Tokenizers

In addition to the standard spaCy FrenchLanguage (fr), EDS-NLP offers a new language better fit for French clinical documents: EDSLanguage (eds). Additionally, the EDSLanguage document creation should be around 5-6 times faster than the fr language. The main differences lie in the tokenization process.

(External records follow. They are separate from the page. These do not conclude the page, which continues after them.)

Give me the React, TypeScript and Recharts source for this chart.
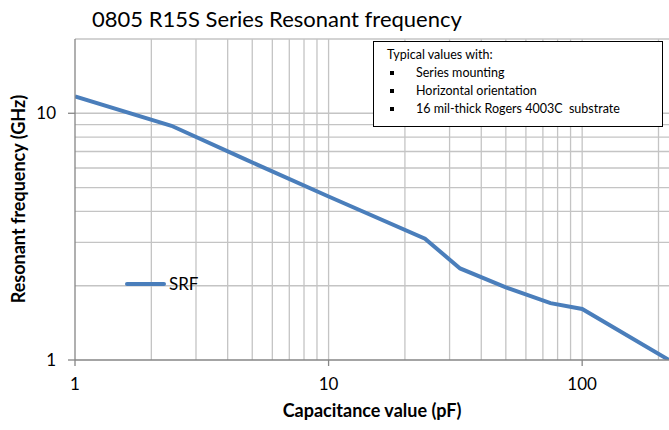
import { Line, LineChart, ReferenceLine, XAxis, YAxis } from "recharts"

// capacitance in pF, self-resonant frequency in GHz
const capacitance = [1, 2.4, 4.7, 10, 24, 33, 50, 75, 100, 220]
const srf = [11.7, 8.9, 6.5, 4.6, 3.1, 2.35, 1.97, 1.7, 1.61, 1.0]

const xTicks = [1, 10, 100]
const yTicks = [1, 10]
const xGrid = [2, 3, 4, 5, 6, 7, 8, 9, 10, 20, 30, 40, 50, 60, 70, 80, 90, 100, 200]
const yGrid = [2, 3, 4, 5, 6, 7, 8, 9, 10, 20]

const notes = ["Series mounting", "Horizontal orientation", "16 mil-thick Rogers 4003C  substrate"]

const data = capacitance.map((c, i) => ({ cap: c, srf: srf[i] }))

const FONT = "Lato, 'Open Sans', sans-serif"
const GRID = "#c4c4c4"
const AXIS = "#868686"
const BLUE = "#4a7ebb"

export default function App() {
  return (
    <div style={{ position: "absolute", left: 0, top: 0, width: 669, height: 430, background: "#fff", fontFamily: FONT }}>
      <LineChart width={669} height={430} data={data} margin={{ top: 39, right: 0, bottom: 0, left: 0 }}>
        {xGrid.map((v) => (
          <ReferenceLine key={"x" + v} x={v} stroke={GRID} strokeWidth={1.3} />
        ))}
        {yGrid.map((v) => (
          <ReferenceLine key={"y" + v} y={v} stroke={GRID} strokeWidth={1.3} />
        ))}
        <XAxis
          dataKey="cap"
          type="number"
          scale="log"
          domain={[1, 220]}
          allowDataOverflow
          ticks={xTicks}
          height={70}
          stroke={AXIS}
          strokeWidth={1.3}
          tickSize={6}
          tickMargin={12}
          tick={{ fill: "#000", fontSize: 17, fontFamily: FONT }}
        />
        <YAxis
          type="number"
          scale="log"
          domain={[1, 20]}
          allowDataOverflow
          ticks={yTicks}
          width={75}
          stroke={AXIS}
          strokeWidth={1.3}
          tickSize={7}
          tickMargin={12}
          tick={{ fill: "#000", fontSize: 17, fontFamily: FONT }}
        />
        <Line
          dataKey="srf"
          name="SRF"
          stroke={BLUE}
          strokeWidth={4}
          dot={false}
          isAnimationActive={false}
        />
      </LineChart>

      {/* legend */}
      <div style={{ position: "absolute", left: 125, top: 273, display: "flex", alignItems: "center", fontSize: 17 }}>
        <span style={{ display: "inline-block", width: 41, height: 4, background: BLUE, borderRadius: 2 }} />
        <span style={{ marginLeft: 3 }}>SRF</span>
      </div>

      <div style={{ position: "absolute", left: 92, top: 5, fontSize: 22, color: "#000", whiteSpace: "nowrap" }}>
        0805 R15S Series Resonant frequency
      </div>

      <div
        style={{
          position: "absolute",
          left: 372,
          top: 399,
          transform: "translateX(-50%)",
          fontSize: 18,
          fontWeight: 700,
          whiteSpace: "nowrap",
        }}
      >
        Capacitance value (pF)
      </div>

      <div
        style={{
          position: "absolute",
          left: 18,
          top: 199,
          transform: "translate(-50%, -50%) rotate(-90deg)",
          fontSize: 18,
          fontWeight: 700,
          whiteSpace: "nowrap",
        }}
      >
        Resonant frequency (GHz)
      </div>

      <div
        style={{
          position: "absolute",
          left: 373,
          top: 41,
          width: 288,
          height: 80,
          border: "1.5px solid #000",
          background: "#fff",
          fontSize: 12.5,
          lineHeight: "18px",
          padding: "4px 0 0 0",
          boxSizing: "content-box",
          whiteSpace: "pre",
        }}
      >
        <div style={{ paddingLeft: 13 }}>Typical values with:</div>
        {notes.map((n) => (
          <div key={n} style={{ position: "relative", paddingLeft: 42 }}>
            <span
              style={{ position: "absolute", left: 16, top: 7, width: 4, height: 4, background: "#000" }}
            />
            {n}
          </div>
        ))}
      </div>
    </div>
  )
}
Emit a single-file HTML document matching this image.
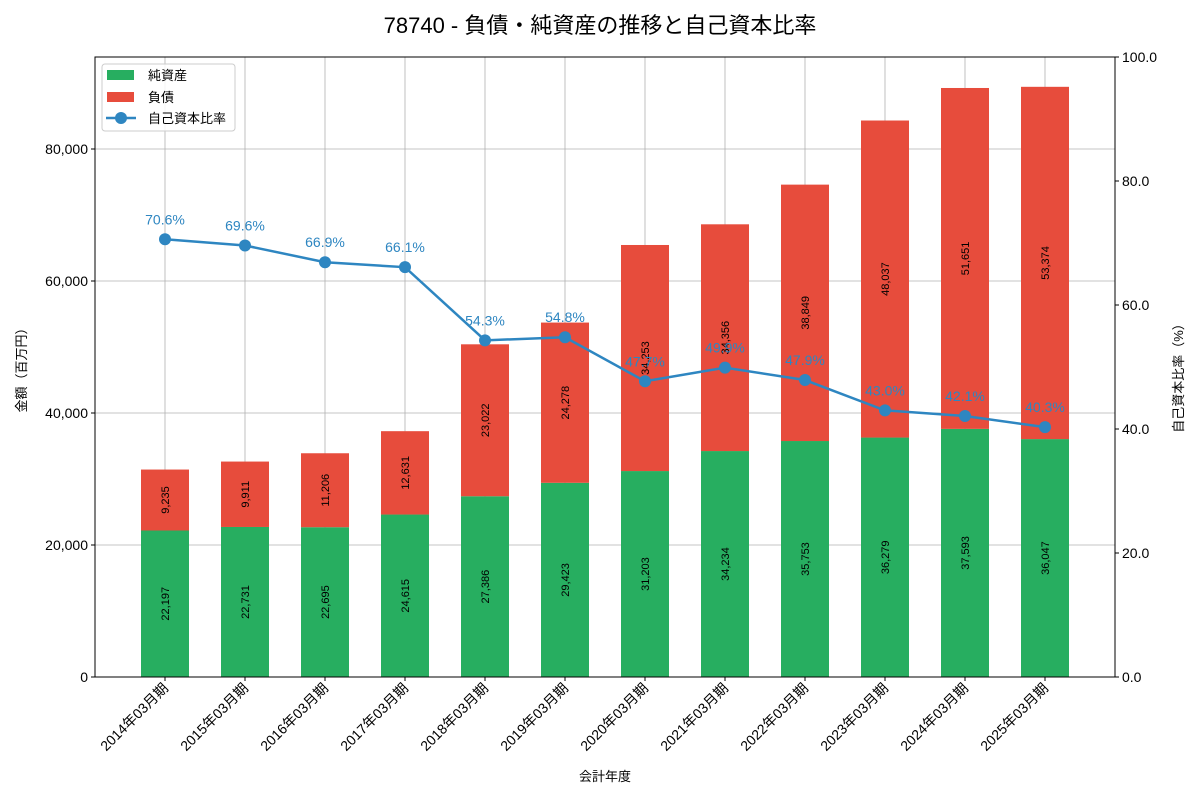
<!DOCTYPE html>
<html><head><meta charset="utf-8"><style>
body{margin:0;background:#fff;}
svg text{font-family:"Liberation Sans","Noto Sans CJK JP",sans-serif;}
</style></head><body>
<svg id="c" width="1200" height="800" xmlns="http://www.w3.org/2000/svg">
<text x="600" y="33" text-anchor="middle" font-size="22" fill="#000">78740 - 負債・純資産の推移と自己資本比率</text>
<g id="grid"></g><g id="bars"></g><g id="line"></g><g id="axes"></g>
</svg>
<script>
const categories=["2014年03月期","2015年03月期","2016年03月期","2017年03月期","2018年03月期","2019年03月期","2020年03月期","2021年03月期","2022年03月期","2023年03月期","2024年03月期","2025年03月期"];
const equity=[22197,22731,22695,24615,27386,29423,31203,34234,35753,36279,37593,36047];
const liabilities=[9235,9911,11206,12631,23022,24278,34253,34356,38849,48037,51651,53374];
const ratio=[70.6,69.6,66.9,66.1,54.3,54.8,47.7,49.9,47.9,43.0,42.1,40.3];
const leftTicks=[0,20000,40000,60000,80000];
const rightTicks=[0,20,40,60,80,100];
const NS="http://www.w3.org/2000/svg";
const L=95,R=1115,T=57,B=677;
const yL=v=>B-v*(B-T)/93939;
const yR=v=>B-v*(B-T)/100;
const xC=i=>L+(i+0.875)*(R-L)/12.75;
function mk(parent,tag,attrs,text){const e=document.createElementNS(NS,tag);for(const k in attrs)e.setAttribute(k,attrs[k]);if(text!==undefined)e.textContent=text;document.getElementById(parent).appendChild(e);return e;}
const fmt=v=>v.toLocaleString('en-US');
// grid
categories.forEach((c,i)=>{const g=mk('grid','line',{x1:xC(i),x2:xC(i),y1:T,y2:B,stroke:'#b0b0b0','stroke-width':0.8});

});
leftTicks.forEach(v=>{const g=mk('grid','line',{x1:L,x2:R,y1:yL(v),y2:yL(v),stroke:'#b0b0b0','stroke-width':0.8});

});
// bars
const bw=48;
categories.forEach((c,i)=>{
 const x=xC(i)-bw/2;
 const r1=mk('bars','rect',{x:x,y:yL(equity[i]),width:bw,height:B-yL(equity[i]),fill:'#27ae60'});
 
 
 const top=equity[i]+liabilities[i];
 const r2=mk('bars','rect',{x:x,y:yL(top),width:bw,height:yL(equity[i])-yL(top),fill:'#e74c3c'});
 
 
 const m1=yL(equity[i]/2), m2=yL(equity[i]+liabilities[i]/2);
 const t1=mk('bars','text',{x:xC(i)+4,y:m1,'font-size':11,'text-anchor':'middle',transform:`rotate(-90 ${xC(i)+4} ${m1})`},fmt(equity[i]));
 
 
 const t2=mk('bars','text',{x:xC(i)+4,y:m2,'font-size':11,'text-anchor':'middle',transform:`rotate(-90 ${xC(i)+4} ${m2})`},fmt(liabilities[i]));
 
 
});
// line
const pts=ratio.map((v,i)=>xC(i)+','+yR(v)).join(' ');
const pl=mk('line','polyline',{points:pts,fill:'none',stroke:'#2e86c1','stroke-width':2.5});


ratio.forEach((v,i)=>{
 const c=mk('line','circle',{cx:xC(i),cy:yR(v),r:6,fill:'#2e86c1'});
 
 
 const t=mk('line','text',{x:xC(i),y:yR(v)-15,'font-size':14,'text-anchor':'middle',fill:'#2e86c1'},v.toFixed(1)+'%');
 
 
});
// axes frame
const fr=mk('axes','rect',{x:L,y:T,width:R-L,height:B-T,fill:'none',stroke:'#000','stroke-width':1});


leftTicks.forEach(v=>{mk('axes','line',{x1:L-4,x2:L,y1:yL(v),y2:yL(v),stroke:'#000'});
 const t=mk('axes','text',{x:L-7,y:yL(v)+5,'font-size':14,'text-anchor':'end'},fmt(v));
 
 });
rightTicks.forEach(v=>{mk('axes','line',{x1:R,x2:R+4,y1:yR(v),y2:yR(v),stroke:'#000'});
 const t=mk('axes','text',{x:R+7,y:yR(v)+5,'font-size':14,'text-anchor':'start'},v.toFixed(1));
 
 });
categories.forEach((c,i)=>{mk('axes','line',{x1:xC(i),x2:xC(i),y1:B,y2:B+4,stroke:'#000'});
 const x=xC(i)+4,y=B+12;
 const t=mk('axes','text',{x:x,y:y,'font-size':14,'text-anchor':'end',transform:`rotate(-45 ${x} ${y})`},c);
 
 });
let t=mk('axes','text',{x:605,y:781,'font-size':13,'text-anchor':'middle'},'会計年度');


t=mk('axes','text',{x:26,y:367,'font-size':13,'text-anchor':'middle',transform:'rotate(-90 26 367)'},'金額（百万円）');


t=mk('axes','text',{x:1183,y:375,'font-size':13,'text-anchor':'middle',transform:'rotate(-90 1183 375)'},'自己資本比率（%）');


// legend
const lg=mk('axes','rect',{x:102,y:64,width:133,height:67,rx:3,fill:'#fff','fill-opacity':0.85,stroke:'#ccc'});


mk('axes','rect',{x:107,y:70,width:27,height:10,fill:'#27ae60'});
mk('axes','rect',{x:107,y:92,width:27,height:10,fill:'#e74c3c'});
mk('axes','line',{x1:106,x2:136,y1:118,y2:118,stroke:'#2e86c1','stroke-width':2.5});
mk('axes','circle',{cx:121,cy:118,r:6,fill:'#2e86c1'});
[['純資産',80,'legend-entry-equity'],['負債',102,'legend-entry-liabilities'],['自己資本比率',123,'legend-entry-ratio']].forEach(a=>{
 const e=mk('axes','text',{x:148,y:a[1],'font-size':13},a[0]);
 
 });
</script>
</body></html>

A comparison of the two tokenization methods is demonstrated below:

Example	FrenchLanguage	EDSLanguage
`ACR5`	[`ACR5`]	[`ACR`, `5`]
`26.5/`	[`26.5/`]	[`26.5`, `/`]
`\n \n CONCLUSION`	[`\n \n`, `CONCLUSION`]	[`\n`, `\n`, `CONCLUSION`]
`l'artère`	[`l'`, `artère`]	[`l'`, `artère`] (same)
`Dr. Pichon`	[`Dr`, `.`, `Pichon`]	[`Dr.`, `Pichon`]
`B.H.HP.A.7.A`	[`B.H.HP.A.7.A`]	[`B.`, `H.`, `HP.`, `A`, `7`, `A`, `0`]

To instantiate one of the two languages, you can call the spacy.blank method.

EDSLanguageFrenchLanguage

import edsnlp

nlp = edsnlp.blank("eds")

import edsnlp

nlp = edsnlp.blank("fr")